Britain says it has no evidence of spying by Huawei
The country’s National Cyber Security Centre says in any case it is able to manage the security risks of using the Chinese company’s equipment
London/Brussels/Washington — Britain is able to manage the security risks of using Huawei telecoms equipment and has not seen any evidence of malicious activity by the company, a senior official said on Wednesday, pushing back against US allegations of Chinese state spying.
Ciaran Martin, head of Britain’s National Cyber Security Centre (NCSC), said Britain has yet to decide on its security policy for national 5G networks, though Huawei equipment is subject to detailed oversight and strict government controls over where it is used.
“Our regime is arguably the toughest and most rigorous oversight regime in the world for Huawei,” Martin, whose NCSC is part of Britain’s GCHQ intelligence agency, said at a cybersecurity conference in Brussels.
Asked later whether Washington had presented Britain with any evidence to support its allegations, he told reporters: “I would be obliged to report if there was evidence of malevolence ... by Huawei. And we’re yet to have to do that. So I hope that covers it.”
Huawei, the world’s biggest producer of telecoms equipment, faces intense scrutiny in the West over its relationship with the Chinese government and allegations of enabling state espionage, with the US calling for allies not to use the company’s technology.
No evidence has been produced publicly and Huawei has repeatedly denied the claims, but the allegations have led several Western countries to restrict the company’s access to their markets.
Martin said it was for the US government to comment on what information it had about the company but added:
“From our point of view ... if you look at the detailed paper we’re publishing, we set out the way we manage the risks.”

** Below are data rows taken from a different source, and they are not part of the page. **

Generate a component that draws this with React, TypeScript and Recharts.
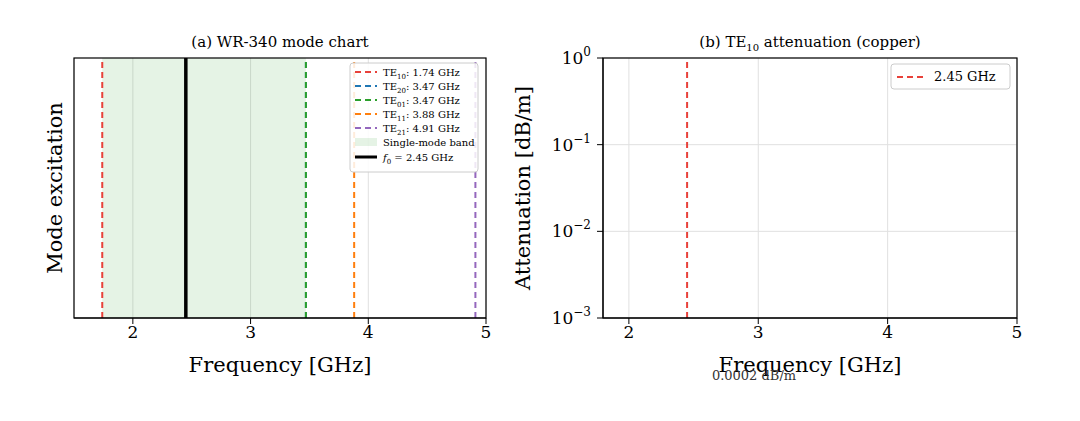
import React from "react";
import {
  ComposedChart,
  XAxis,
  YAxis,
  CartesianGrid,
  ReferenceLine,
  ReferenceArea,
  Line,
} from "recharts";

const FONT = "DejaVu Serif, serif";

const modeNames = ["10", "20", "01", "11", "21"];
const modeCutoffs = [1.74, 3.47, 3.47, 3.88, 4.91];
const modeColors = ["#e8413a", "#1f77b4", "#2ca02c", "#ff7f0e", "#9467bd"];
const operatingFreq = 2.45;
const leftTicks = [2, 3, 4, 5];
const rightTicks = [2, 3, 4, 5];
const logTicks = [0.001, 0.01, 0.1, 1];
const logExps = ["−3", "−2", "−1", "0"];
const leftDummy = [{ f: 2, a: 0.5 }, { f: 4, a: 0.5 }];
const rightDummy = [{ f: 2, a: 0.01 }, { f: 4, a: 0.01 }];

const tickStyle = { fill: "#000", fontSize: 17, fontFamily: FONT };

function LogTick({ x, y, payload }: any) {
  const i = logTicks.indexOf(payload.value);
  return (
    <text x={x - 4} y={y + 6} textAnchor="end" fontFamily={FONT} fontSize={17} fill="#000">
      10
      <tspan dy={-8} fontSize={12}>{logExps[i]}</tspan>
    </text>
  );
}

export default function App() {
  return (
    <div style={{ position: "absolute", left: 0, top: 0, width: 1080, height: 421, background: "#fff" }}>
      <div style={{ position: "absolute", left: 0, top: 0 }}>
        <ComposedChart width={540} height={421} data={leftDummy} margin={{ top: 58, left: 74, right: 54, bottom: 73 }}>
          <CartesianGrid horizontal={false} stroke="#e0e0e0" />
          <XAxis
            dataKey="f"
            type="number"
            domain={[1.5, 5]}
            ticks={leftTicks}
            height={30}
            tick={tickStyle}
            tickLine={{ stroke: "#000" }}
            axisLine={{ stroke: "#000" }}
            allowDataOverflow
          />
          <YAxis type="number" domain={[0, 1]} width={0} tick={false} tickLine={false} axisLine={false} />
          <ReferenceArea x1={modeCutoffs[0]} x2={modeCutoffs[1]} y1={0} y2={1} fill="#2ca02c" fillOpacity={0.12} stroke="none" />
          {modeCutoffs.map((c, i) => (
            <ReferenceLine key={i} x={c} stroke={modeColors[i]} strokeWidth={2} strokeDasharray="6 4" />
          ))}
          <ReferenceLine x={operatingFreq} stroke="#000" strokeWidth={3.5} />
          <Line dataKey="a" stroke="none" isAnimationActive={false} dot={false} />
        </ComposedChart>
      </div>
      <div style={{ position: "absolute", left: 540, top: 0 }}>
        <ComposedChart width={540} height={421} data={rightDummy} margin={{ top: 58, left: 8, right: 63, bottom: 73 }}>
          <CartesianGrid stroke="#e0e0e0" />
          <XAxis
            dataKey="f"
            type="number"
            domain={[1.8, 5]}
            ticks={rightTicks}
            height={30}
            tick={tickStyle}
            tickLine={{ stroke: "#000" }}
            axisLine={{ stroke: "#000" }}
            allowDataOverflow
          />
          <YAxis
            scale="log"
            domain={[0.001, 1]}
            ticks={logTicks}
            width={55}
            tick={<LogTick />}
            tickLine={{ stroke: "#000" }}
            axisLine={{ stroke: "#000" }}
            allowDataOverflow
          />
          <ReferenceLine x={operatingFreq} stroke="#e8413a" strokeWidth={2} strokeDasharray="6 4" />
          <Line dataKey="a" stroke="none" isAnimationActive={false} dot={false} />
        </ComposedChart>
      </div>
      <svg width={1080} height={421} style={{ position: "absolute", left: 0, top: 0, pointerEvents: "none" }} fontFamily={FONT}>
        <rect x={74} y={58} width={412} height={260} fill="none" stroke="#000" strokeWidth={1.2} />
        <rect x={603} y={58} width={414} height={260} fill="none" stroke="#000" strokeWidth={1.2} />
        <text x={280} y={47} textAnchor="middle" fontSize={15}>(a) WR-340 mode chart</text>
        <text x={810} y={47} textAnchor="middle" fontSize={15}>
          (b) TE<tspan dy={4} fontSize={10}>10</tspan><tspan dy={-4}> attenuation (copper)</tspan>
        </text>
        <text x={280} y={372} textAnchor="middle" fontSize={21}>Frequency [GHz]</text>
        <text x={810} y={372} textAnchor="middle" fontSize={21}>Frequency [GHz]</text>
        <text x={754} y={380} textAnchor="middle" fontSize={13} fill="#333">0.0002 dB/m</text>
        <text x={62} y={188} textAnchor="middle" fontSize={21} transform="rotate(-90 62 188)">Mode excitation</text>
        <text x={530} y={188} textAnchor="middle" fontSize={21} transform="rotate(-90 530 188)">Attenuation [dB/m]</text>
        {/* left legend */}
        <rect x={350} y={63} width={128} height={109} fill="#fff" fillOpacity={0.85} stroke="#ccc" rx={3} />
        {modeNames.map((n, i) => (
          <g key={n}>
            <line x1={355} x2={377} y1={72 + i * 14} y2={72 + i * 14} stroke={modeColors[i]} strokeWidth={2} strokeDasharray="6 4" />
            <text x={383} y={76 + i * 14} fontSize={10}>
              TE<tspan dy={3} fontSize={7}>{n}</tspan><tspan dy={-3}>: {modeCutoffs[i].toFixed(2)} GHz</tspan>
            </text>
          </g>
        ))}
        <rect x={355} y={138} width={22} height={8} fill="#2ca02c" fillOpacity={0.12} />
        <text x={383} y={146} fontSize={10}>Single-mode band</text>
        <line x1={355} x2={377} y1={157} y2={157} stroke="#000" strokeWidth={3} />
        <text x={383} y={161} fontSize={10}>
          <tspan fontStyle="italic">f</tspan><tspan dy={3} fontSize={7}>0</tspan><tspan dy={-3}> = {operatingFreq} GHz</tspan>
        </text>
        {/* right legend */}
        <rect x={891} y={64} width={119} height={25} fill="#fff" stroke="#ccc" rx={3} />
        <line x1={897} x2={925} y1={77} y2={77} stroke="#e8413a" strokeWidth={2} strokeDasharray="6 4" />
        <text x={934} y={81} fontSize={13}>{operatingFreq} GHz</text>
      </svg>
    </div>
  );
}
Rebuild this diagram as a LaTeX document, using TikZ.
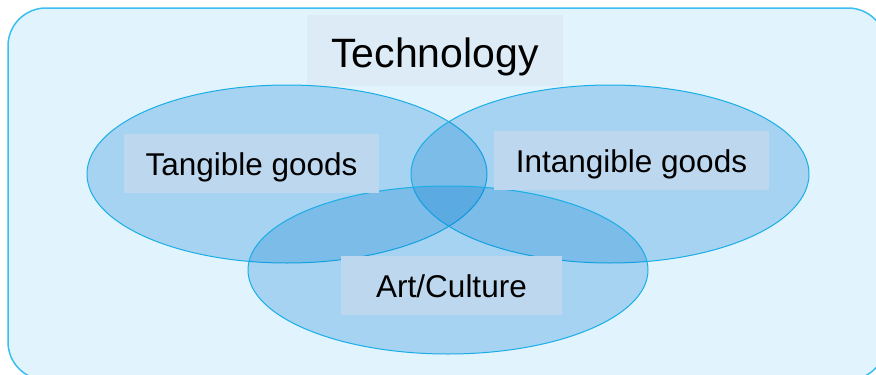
\documentclass[tikz,border=0pt]{standalone}
\usepackage{fontspec}
\setmainfont{Liberation Sans}
\definecolor{bgfill}{HTML}{E1F3FD}
\definecolor{bgline}{HTML}{3CBFF0}
\definecolor{ellline}{HTML}{1AAEE6}
\definecolor{ellfill}{RGB}{0,123,210}
\definecolor{labfill}{HTML}{BDD7EE}
\definecolor{techfill}{HTML}{DDEBF7}
\begin{document}
\begin{tikzpicture}[x=1pt,y=-1pt,
  setring/.style={draw=ellline,line width=1pt,fill=ellfill,fill opacity=0.26},
  labelbox/.style={fill=labfill,inner sep=0pt,text height=31pt,text depth=7pt,font=\fontsize{31.5}{36}\selectfont,text=black},
  techbox/.style={fill=techfill,inner sep=0pt,text height=40pt,text depth=6pt,font=\fontsize{41}{48}\selectfont,text=black}]
\useasboundingbox (0,0) rectangle (876,375);
% outer frame
\draw[bgline,fill=bgfill,line width=1.5pt,rounded corners=38pt] (8,8) rectangle (886,380);
% technology label
\node[techbox,minimum width=256pt,minimum height=71pt] (tech) at (435,50) {Technology};
% sets
\path[setring] (287,174) ellipse [x radius=200pt, y radius=89pt];
\path[setring] (610,174) ellipse [x radius=199pt, y radius=89pt];
\path[setring] (448,270) ellipse [x radius=200pt, y radius=84pt];
% labels
\node[labelbox,minimum width=255pt,minimum height=59pt] (tangible) at (251.5,163.5) {Tangible goods};
\node[labelbox,minimum width=275pt,minimum height=59pt] (intangible) at (631.5,160.5) {Intangible goods};
\node[labelbox,minimum width=221pt,minimum height=59pt] (art) at (451.5,285.5) {Art/Culture};
\end{tikzpicture}
\end{document}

Huawei had no immediate comment and US officials did not respond to a request for comment.
Britain is a key battleground for Huawei in its campaign to resist US pressure in Europe. Any decision by London to allow the Chinese company to participate in building next-generation 5G networks would be watched closely by other nations because of Britain’s membership of the Five Eyes intelligence-sharing group along with the US.
But the company has come under fire in Britain since a government report in July 2018 found that technical and supply-chain issues with its equipment had exposed national telecoms networks to new security risks.
In January Vodafone, the world’s second-largest mobile operator, said it was “pausing” deployment of Huawei equipment in core networks until Western governments give the full security clearance.
Other operators in Europe, including Britain’s BT and France’s Orange have already removed Huawei’s equipment or taken steps to limit its future use.
Commenting on the report, Martin said: “As we said then, and repeat today, these problems are about standards of cyber security; they are not indicators of hostile activity by China.”
Martin said Huawei had pledged to address the problems but acknowledged that doing so would take some years.
“We will monitor and report on progress and we will not declare the problems are on the path to being solved unless and until there is clear evidence that this is the case,” he said.
“We will not compromise on the improvements we need to see from Huawei.”